All memorable and successful stories have one thing in common. They all have memorable characters that have become part of our culture. In film, or in any fiction/non-fiction, the best stories are told within the context of human relationships; it is not so much what happens that affects us, but what happens to whom.
Great stories are about characters we care about. Characters who embody our emotions and, at some level, even our thoughts? People who are caught up in events, and have to make difficult decisions and choices which affect other people.
Timeless stories are about characters making choices and forming commitments to each other in difficult circumstances and what these characters are willing to do to keep their commitments; it is through commitments a character makes and struggles to keep we find out who the character really is.
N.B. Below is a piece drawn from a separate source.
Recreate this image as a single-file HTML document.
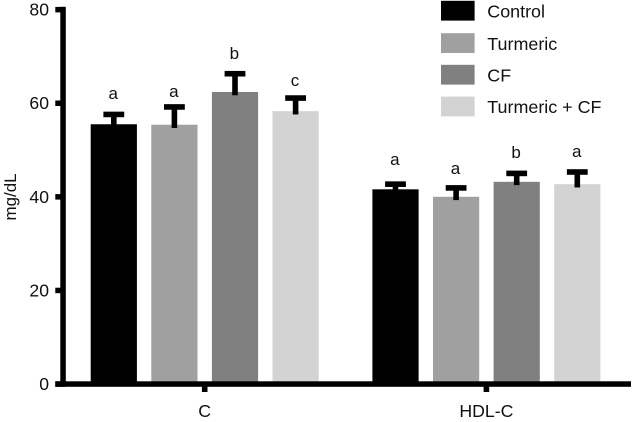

Before you put a word to paper, you must know the character. It is through characters that audiences/readers experience emotions, through the characters they are touched deeply.
Your aim as a writer is to:
- Create full-bodied, three-dimensional characters who will move the story forward with skill and clarity.
- Create characters an audience/readers want to spend time with
- Create heroes, anti-heroes, villains, and every complicated variation of human nature in between
- Characters the audience/readers will want to join on a journey both foreign and familiar.
- Characters in situations the audience recognize
- Characters who are the audience and readers’ agents in the fictional world, act out their desire for romance, revenge, retribution, for control.
Character is the essential foundation of your story.
It is the heart, soul, and nervous system of your story.